Tutto accade in quel momento in cui il pennello imbevuto d’inchiostro, si avvicina alla grana della carta e di colpo vi deposita il segno. I gesti sono rapidi, le figure comunicano tra loro attraverso piccoli tratti appena accennati, lasciati da un ciuffo del pennello. A volte provo a tracciare segni senza volontà di raffigurare, e sul rettangolo bianco appare la scena da interpretare. Di solito in questi disegni scopro piccoli segni che in seguito rifarò più grandi. Immagino nella stanza del mio studio a Roma, una telecamera piazzata sul soffitto a riprendere in pianta i miei spostamenti, dal tavolo dei servizi, a quello dei gesti, alle soste a volte molto lunghe, tra una pennellata e l’altra.

All’inchiostro che da lucido diventa opaco, ai segni che lentamente si presentano. Il tavolo dei gesti è ricoperto di segni, che il più delle volte sono atterrati fuori dal rettangolo bianco, è come se avessi un infinito mondo a mia disposizione, essi si presentano ogni volta che mi accingo a dipingere, come possibili modelli. Ma il gesto è sempre diverso, e di colpo la figura, il paesaggio, la casa, si fermano sulla grana della carta, come un grumo di colore lanciato da una fionda. Le distanze tra un gesto e l’altro si modificano a secondo dei segni che appaiono, a volte è il pennello e che il gesto che rifiutano il prolungarsi dell’esercizio. Alla fine la contemplazione ricostruisce il percorso del racconto figurato. Mescolare i tipi di carta, è come presentare persone diverse tra loro, il pennello agisce sempre uguale, ma è la carta a reagire in maniera diversa, e quindi quello che di colpo succede su di un tipo di carta, su di un altro si fa più lento, ha bisogno di più gesti, più inchiostro e durante la contemplazione si rivelano tracce dei modi diversi di assorbimento della carta.

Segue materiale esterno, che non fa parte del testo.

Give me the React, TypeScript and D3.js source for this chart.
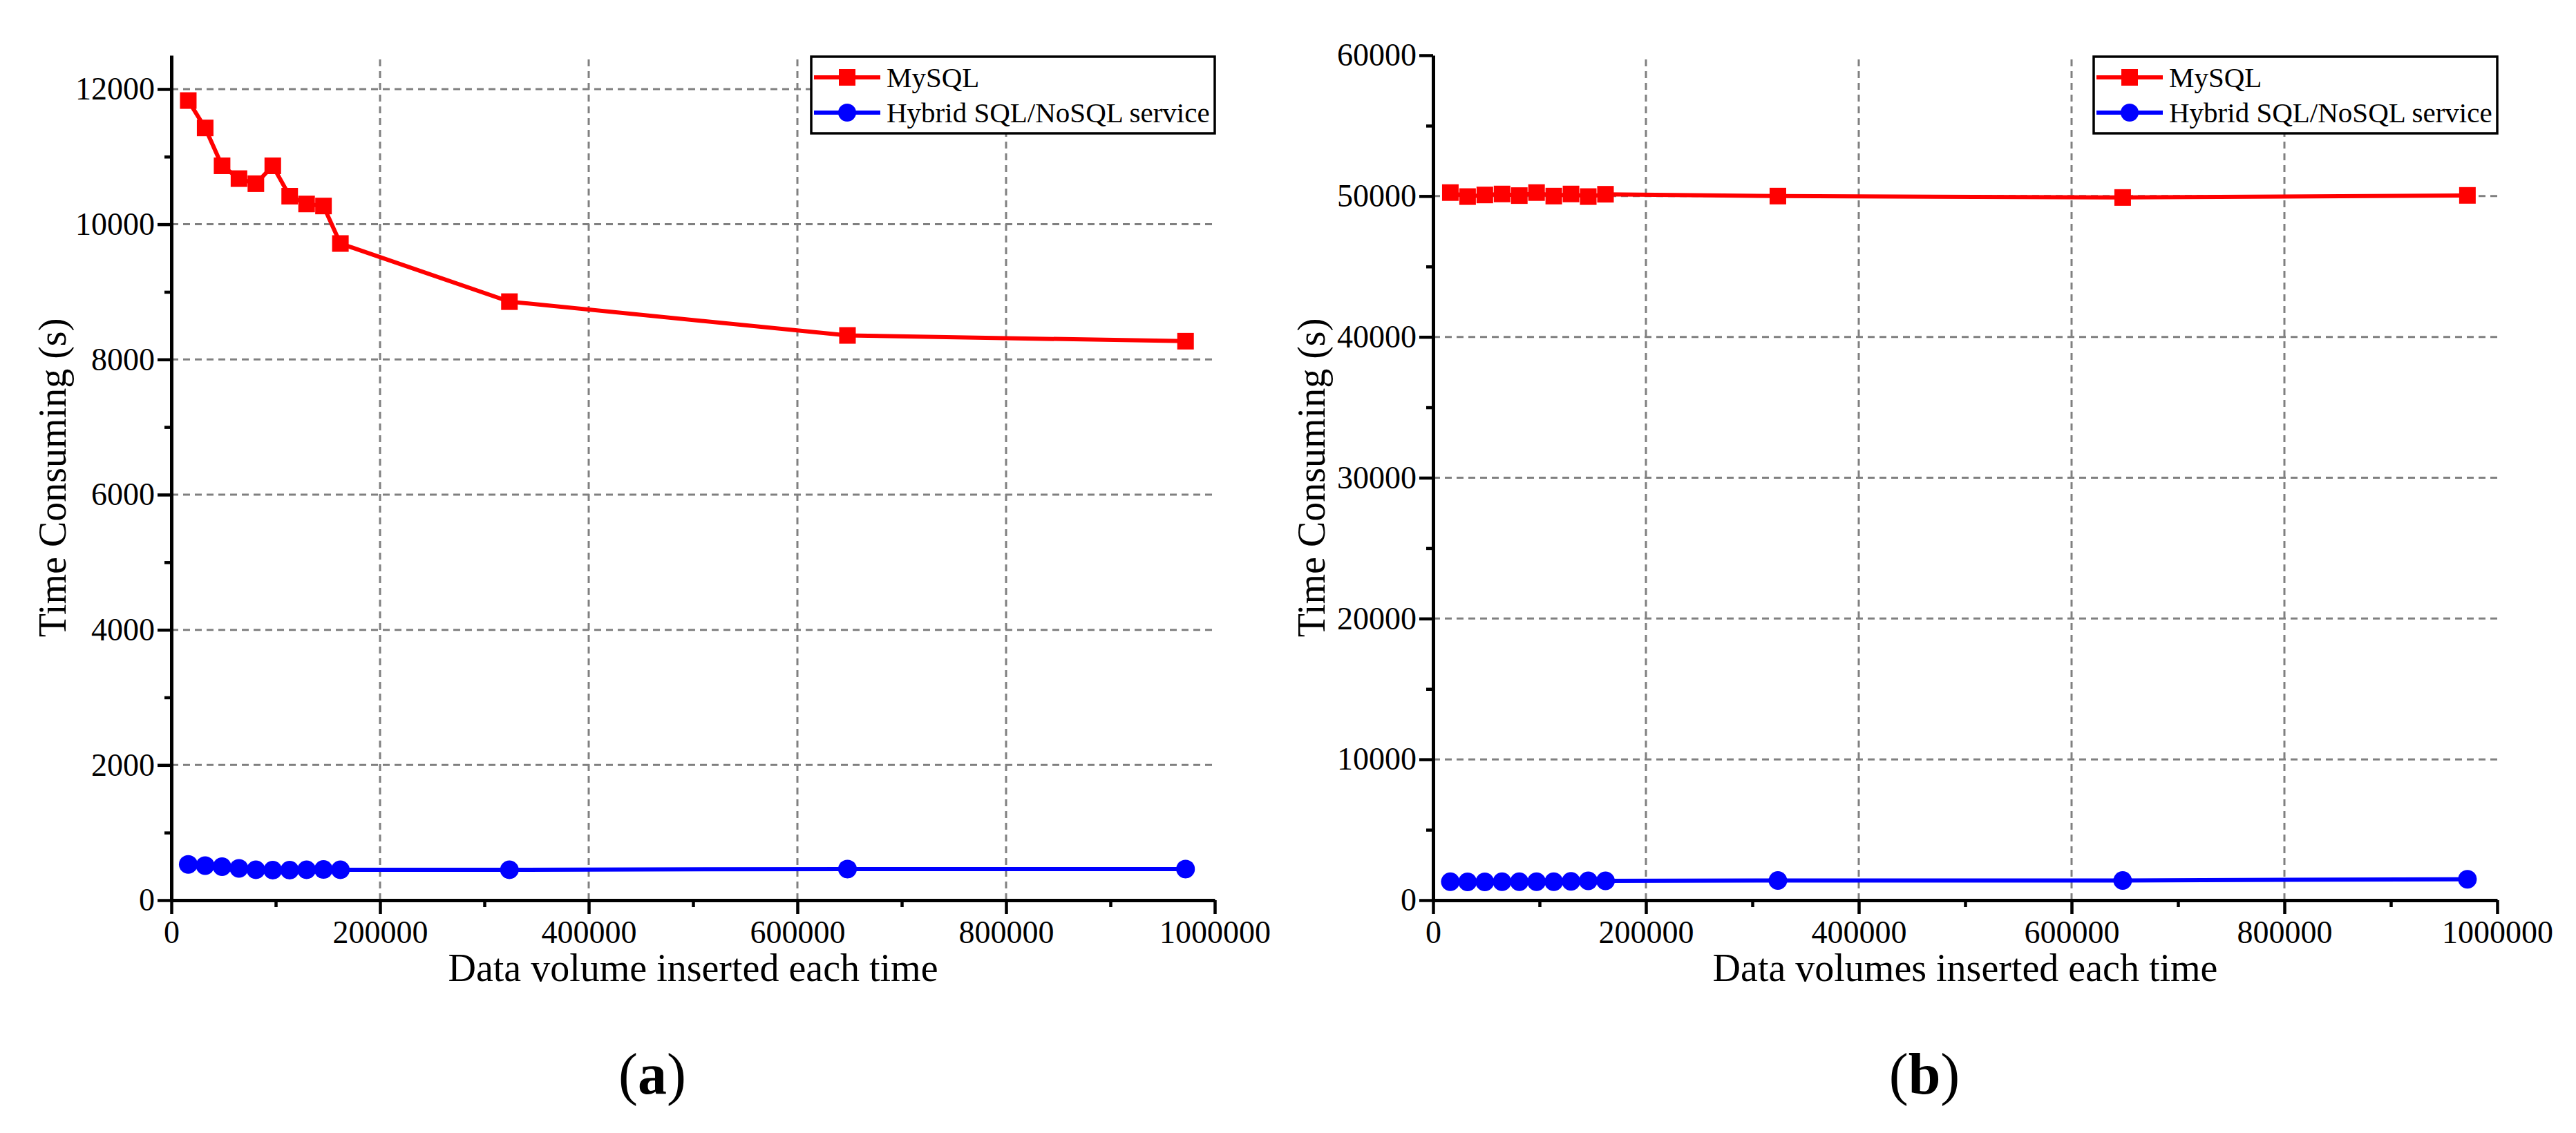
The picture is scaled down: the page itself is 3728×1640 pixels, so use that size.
import React, { useRef, useEffect } from 'react'
import * as d3 from 'd3'

// data volume inserted each time (shared by both panels)
const volumes = [16200, 32400, 48600, 64800, 81000, 97200, 113400, 129600, 145800, 162000, 324000, 648000, 972000]

// panel (a)
const mysqlA = [11830, 11425, 10865, 10675, 10600, 10865, 10415, 10300, 10270, 9715, 8855, 8355, 8270]
const hybridA = [530, 512, 495, 471, 450, 444, 444, 450, 454, 450, 450, 461, 461]

// panel (b)
const mysqlB = [50250, 49965, 50080, 50150, 50035, 50250, 50000, 50150, 49965, 50130, 50000, 49900, 50050]
const hybridB = [1310, 1300, 1300, 1310, 1310, 1310, 1310, 1340, 1370, 1370, 1400, 1400, 1490]

const seriesNames = ['MySQL', 'Hybrid SQL/NoSQL service']
const xTicks = [0, 200000, 400000, 600000, 800000, 1000000]
const xMinor = [100000, 300000, 500000, 700000, 900000]
const yTicksA = [0, 2000, 4000, 6000, 8000, 10000, 12000]
const yMinorA = [1000, 3000, 5000, 7000, 9000, 11000]
const yTicksB = [0, 10000, 20000, 30000, 40000, 50000, 60000]
const yMinorB = [5000, 15000, 25000, 35000, 45000, 55000]

const W = 3728
const H = 1640
const FONT = '"Liberation Serif", "Times New Roman", serif'
const RED = '#ff0000'
const BLUE = '#0000ff'
const GRID = '#808080'

interface PanelOpts {
  left: number
  right: number
  yMax: number
  yTicks: number[]
  yMinor: number[]
  red: number[]
  blue: number[]
  xTitle: string
  yTitleX: number
  tag: string
  tagX: number
}

const TOP = 80
const BOTTOM = 1303

function drawPanel(svg: d3.Selection<SVGSVGElement, unknown, null, undefined>, o: PanelOpts) {
  const x = d3.scaleLinear().domain([0, 1000000]).range([o.left, o.right])
  const y = d3.scaleLinear().domain([0, o.yMax]).range([BOTTOM, TOP])
  const g = svg.append('g')

  // grid
  g.append('g')
    .selectAll('line')
    .data(o.yTicks.filter((t) => t > 0 && t < o.yMax))
    .join('line')
    .attr('x1', o.left)
    .attr('x2', o.right)
    .attr('y1', (d) => y(d))
    .attr('y2', (d) => y(d))
    .attr('stroke', GRID)
    .attr('stroke-width', 3)
    .attr('stroke-dasharray', '10,7')
  g.append('g')
    .selectAll('line')
    .data(xTicks.filter((t) => t > 0 && t < 1000000))
    .join('line')
    .attr('x1', (d) => x(d))
    .attr('x2', (d) => x(d))
    .attr('y1', BOTTOM)
    .attr('y2', TOP)
    .attr('stroke', GRID)
    .attr('stroke-width', 3)
    .attr('stroke-dasharray', '10,7')

  // lines and markers
  const pts = (vals: number[]) => vals.map((v, i) => [volumes[i], v] as [number, number])
  const line = d3
    .line<[number, number]>()
    .x((d) => x(d[0]))
    .y((d) => y(d[1]))

  g.append('path').attr('d', line(pts(o.blue))).attr('fill', 'none').attr('stroke', BLUE).attr('stroke-width', 6)
  g.append('path').attr('d', line(pts(o.red))).attr('fill', 'none').attr('stroke', RED).attr('stroke-width', 6)

  g.append('g')
    .selectAll('circle')
    .data(pts(o.blue))
    .join('circle')
    .attr('cx', (d) => x(d[0]))
    .attr('cy', (d) => y(d[1]))
    .attr('r', 13.5)
    .attr('fill', BLUE)
  g.append('g')
    .selectAll('rect')
    .data(pts(o.red))
    .join('rect')
    .attr('x', (d) => x(d[0]) - 12)
    .attr('y', (d) => y(d[1]) - 12)
    .attr('width', 24)
    .attr('height', 24)
    .attr('fill', RED)

  // axes
  const styleAxis = (sel: d3.Selection<SVGGElement, unknown, null, undefined>) => {
    sel.select('.domain').attr('stroke', '#000').attr('stroke-width', 5)
    sel.selectAll('.tick line').attr('stroke', '#000').attr('stroke-width', 4.5)
    sel.selectAll('.tick text').attr('fill', '#000').style('font-family', FONT).style('font-size', '46px')
  }

  g.append('g')
    .attr('transform', `translate(0,${BOTTOM})`)
    .call(d3.axisBottom(x).tickValues(xMinor).tickSize(10).tickFormat(() => ''))
    .call((s) => s.select('.domain').remove())
    .call(styleAxis)
  g.append('g')
    .attr('transform', `translate(${o.left},0)`)
    .call(d3.axisLeft(y).tickValues(o.yMinor).tickSize(10).tickFormat(() => ''))
    .call((s) => s.select('.domain').remove())
    .call(styleAxis)

  g.append('g')
    .attr('transform', `translate(0,${BOTTOM})`)
    .call(d3.axisBottom(x).tickValues(xTicks).tickSize(20).tickSizeOuter(0).tickPadding(9).tickFormat(d3.format('d')))
    .call(styleAxis)
  g.append('g')
    .attr('transform', `translate(${o.left},0)`)
    .call(d3.axisLeft(y).tickValues(o.yTicks).tickSize(20).tickSizeOuter(0).tickPadding(4).tickFormat(d3.format('d')))
    .call(styleAxis)

  // legend
  const lx = o.right - 584
  const lg = g.append('g').attr('transform', `translate(${lx},${TOP + 2})`)
  lg.append('rect').attr('width', 584).attr('height', 111).attr('fill', '#fff').attr('stroke', '#000').attr('stroke-width', 3.5)
  seriesNames.forEach((name, i) => {
    const ly = 30 + i * 51
    const color = i === 0 ? RED : BLUE
    lg.append('line').attr('x1', 4).attr('x2', 100).attr('y1', ly).attr('y2', ly).attr('stroke', color).attr('stroke-width', 6)
    if (i === 0) {
      lg.append('rect').attr('x', 40).attr('y', ly - 12).attr('width', 24).attr('height', 24).attr('fill', color)
    } else {
      lg.append('circle').attr('cx', 52).attr('cy', ly).attr('r', 13).attr('fill', color)
    }
    lg.append('text')
      .attr('x', 109)
      .attr('y', ly + 14)
      .style('font-family', FONT)
      .style('font-size', '41px')
      .text(name)
  })

  // titles
  g.append('text')
    .attr('x', (o.left + o.right) / 2)
    .attr('y', 1420)
    .attr('text-anchor', 'middle')
    .style('font-family', FONT)
    .style('font-size', '56px')
    .text(o.xTitle)
  g.append('text')
    .attr('transform', `translate(${o.yTitleX},${(TOP + BOTTOM) / 2}) rotate(-90)`)
    .attr('text-anchor', 'middle')
    .style('font-family', FONT)
    .style('font-size', '56px')
    .text('Time Consuming (s)')

  const tag = g
    .append('text')
    .attr('x', o.tagX)
    .attr('y', 1583)
    .attr('text-anchor', 'middle')
    .style('font-family', FONT)
    .style('font-size', '84px')
  tag.append('tspan').text('(')
  tag.append('tspan').attr('font-weight', 'bold').text(o.tag)
  tag.append('tspan').text(')')
}

const App: React.FC = () => {
  const svgRef = useRef<SVGSVGElement | null>(null)

  useEffect(() => {
    document.body.style.margin = '0'
    const svg = d3.select(svgRef.current as SVGSVGElement)
    svg.selectAll('*').remove()

    drawPanel(svg, {
      left: 248,
      right: 1758,
      yMax: 12500,
      yTicks: yTicksA,
      yMinor: yMinorA,
      red: mysqlA,
      blue: hybridA,
      xTitle: 'Data volume inserted each time',
      yTitleX: 95,
      tag: 'a',
      tagX: 944,
    })
    drawPanel(svg, {
      left: 2074,
      right: 3614,
      yMax: 60000,
      yTicks: yTicksB,
      yMinor: yMinorB,
      red: mysqlB,
      blue: hybridB,
      xTitle: 'Data volumes inserted each time',
      yTitleX: 1917,
      tag: 'b',
      tagX: 2785,
    })
  }, [])

  return <svg ref={svgRef} width={W} height={H} style={{ display: 'block', background: '#fff' }}></svg>
}

export default App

Sul tavolo dei gesti oltre all’inchiostro, sostano gli acrilici, l’olio, l’ecoline, le tempere, gli smalti, come attori assistono alle prove dei loro compagni, attenti alle cadute, all’improvviso bisogno di un gesto-cielo/terra, intervenendo e mescolandosi a volte in maniera miracolosa.

Poggiate alla parete come vecchie scenografie, ci sono le tele i cartoni, piccoli formati 25×30/30×40 che convivono prospetticamente con il resto degli oggetti. Il tavolo dei gesti ha una parte centrale adebita al lavoro, a destra e sinistra oltre ai materiali ci sono le pile di fogli di carta: sono le case dei segni, ogni piano una storia. Al mio tavolo dei gesti mi ci accosto in piedi, e in piedi inizio il mio esercizio gestuale. Veder nascere dell’alto dell’occhio quello che un attimo prima è atteso, e quello che può diventare inatteso, di troppo. Tutto questo riesco a controllarlo con il corpo, devo essere in piedi e sentire la mano leggera pronta a segnare, a condurre il pennello secondo ritmi sempre più diversi. Quasi sempre è una figura che stabilisco con il rettangolo bianco la sua posizione, il resto ruoterà intorno ad essa. Così per settimane deposito disegni su disegni godendomi, mentre la pila si allunga, il futuro momento di contemplazione.